DATASET CONTENT:
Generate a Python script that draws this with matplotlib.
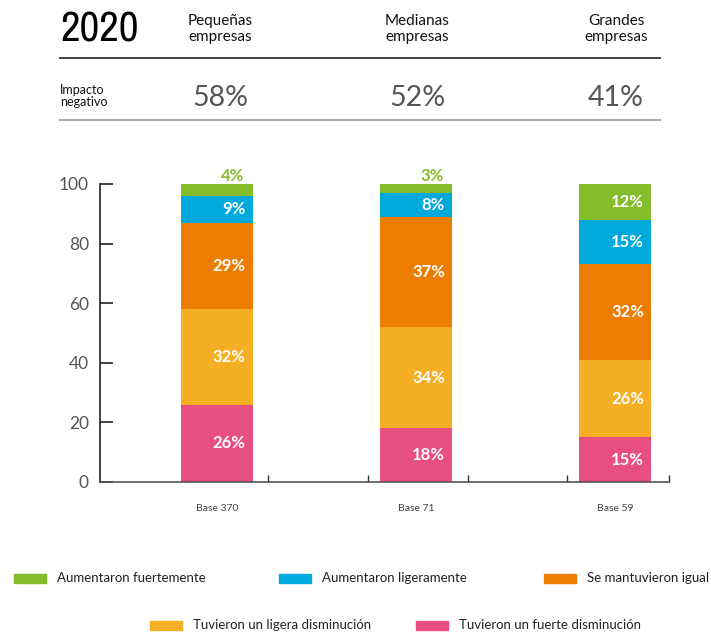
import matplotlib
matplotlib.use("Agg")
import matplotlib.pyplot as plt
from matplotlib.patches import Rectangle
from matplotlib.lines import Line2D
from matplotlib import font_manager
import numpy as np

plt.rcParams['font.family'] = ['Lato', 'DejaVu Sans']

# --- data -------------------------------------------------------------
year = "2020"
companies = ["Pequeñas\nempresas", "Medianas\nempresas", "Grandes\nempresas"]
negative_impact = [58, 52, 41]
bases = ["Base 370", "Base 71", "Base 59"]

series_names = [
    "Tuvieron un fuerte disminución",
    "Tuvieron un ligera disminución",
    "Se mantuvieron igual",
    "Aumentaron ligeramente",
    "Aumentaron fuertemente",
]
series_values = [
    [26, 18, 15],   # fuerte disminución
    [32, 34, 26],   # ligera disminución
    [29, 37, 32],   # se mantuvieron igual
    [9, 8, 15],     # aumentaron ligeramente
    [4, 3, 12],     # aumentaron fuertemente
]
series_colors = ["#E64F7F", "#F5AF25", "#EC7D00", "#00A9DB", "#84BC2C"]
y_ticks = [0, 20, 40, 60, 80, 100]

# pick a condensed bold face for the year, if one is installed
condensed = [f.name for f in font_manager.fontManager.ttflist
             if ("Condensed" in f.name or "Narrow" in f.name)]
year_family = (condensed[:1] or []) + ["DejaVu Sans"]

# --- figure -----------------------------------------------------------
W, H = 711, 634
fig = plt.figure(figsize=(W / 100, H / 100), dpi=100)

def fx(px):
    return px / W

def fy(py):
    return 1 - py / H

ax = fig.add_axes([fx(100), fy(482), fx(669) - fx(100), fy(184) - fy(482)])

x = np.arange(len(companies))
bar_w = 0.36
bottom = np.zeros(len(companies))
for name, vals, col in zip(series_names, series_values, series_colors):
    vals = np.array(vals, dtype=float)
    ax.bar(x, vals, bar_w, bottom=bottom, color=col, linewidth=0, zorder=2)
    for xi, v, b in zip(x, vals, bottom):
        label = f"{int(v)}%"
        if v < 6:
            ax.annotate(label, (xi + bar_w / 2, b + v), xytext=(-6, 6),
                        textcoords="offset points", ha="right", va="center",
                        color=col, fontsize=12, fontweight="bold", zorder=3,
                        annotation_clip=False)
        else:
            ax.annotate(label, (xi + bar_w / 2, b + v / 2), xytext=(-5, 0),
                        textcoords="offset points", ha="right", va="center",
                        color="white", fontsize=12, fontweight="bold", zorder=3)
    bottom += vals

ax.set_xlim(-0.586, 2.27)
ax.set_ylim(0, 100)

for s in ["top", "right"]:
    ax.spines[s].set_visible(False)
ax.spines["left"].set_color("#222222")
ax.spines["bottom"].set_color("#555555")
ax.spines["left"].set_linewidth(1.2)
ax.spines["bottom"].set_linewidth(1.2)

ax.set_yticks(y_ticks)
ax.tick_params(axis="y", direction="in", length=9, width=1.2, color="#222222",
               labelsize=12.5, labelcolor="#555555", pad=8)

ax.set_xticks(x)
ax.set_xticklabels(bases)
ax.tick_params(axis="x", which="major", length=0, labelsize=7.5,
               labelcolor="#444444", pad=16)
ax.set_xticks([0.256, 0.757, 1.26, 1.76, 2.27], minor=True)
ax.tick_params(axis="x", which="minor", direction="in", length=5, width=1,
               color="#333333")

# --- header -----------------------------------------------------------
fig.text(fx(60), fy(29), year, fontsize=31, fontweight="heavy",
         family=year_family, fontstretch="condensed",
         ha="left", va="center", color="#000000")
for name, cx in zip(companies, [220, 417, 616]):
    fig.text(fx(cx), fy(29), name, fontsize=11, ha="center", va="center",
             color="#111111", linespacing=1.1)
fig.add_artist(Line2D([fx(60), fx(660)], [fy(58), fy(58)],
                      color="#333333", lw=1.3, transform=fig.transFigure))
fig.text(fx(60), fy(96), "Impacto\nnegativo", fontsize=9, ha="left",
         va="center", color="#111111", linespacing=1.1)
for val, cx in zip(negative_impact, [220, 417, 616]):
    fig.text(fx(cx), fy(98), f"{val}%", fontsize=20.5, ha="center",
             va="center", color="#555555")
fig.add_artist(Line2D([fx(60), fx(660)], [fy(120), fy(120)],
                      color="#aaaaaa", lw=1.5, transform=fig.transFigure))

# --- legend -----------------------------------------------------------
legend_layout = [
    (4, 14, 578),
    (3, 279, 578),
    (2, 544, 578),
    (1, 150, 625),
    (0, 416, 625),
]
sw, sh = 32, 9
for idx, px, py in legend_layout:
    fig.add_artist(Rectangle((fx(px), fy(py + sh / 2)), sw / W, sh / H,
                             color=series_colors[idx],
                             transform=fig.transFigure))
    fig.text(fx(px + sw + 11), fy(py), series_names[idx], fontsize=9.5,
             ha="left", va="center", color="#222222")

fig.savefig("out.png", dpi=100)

AIM: Return exactly what appears from the opening line of the material through the line with "plt.rcParams['font.family'] = ['Lato', 'DejaVu", apart from the pictures.

THE COMPLETED TASK:
Generate a Python script that draws this with matplotlib.
import matplotlib
matplotlib.use("Agg")
import matplotlib.pyplot as plt
from matplotlib.patches import Rectangle
from matplotlib.lines import Line2D
from matplotlib import font_manager
import numpy as np

plt.rcParams['font.family'] = ['Lato', 'DejaVu Sans']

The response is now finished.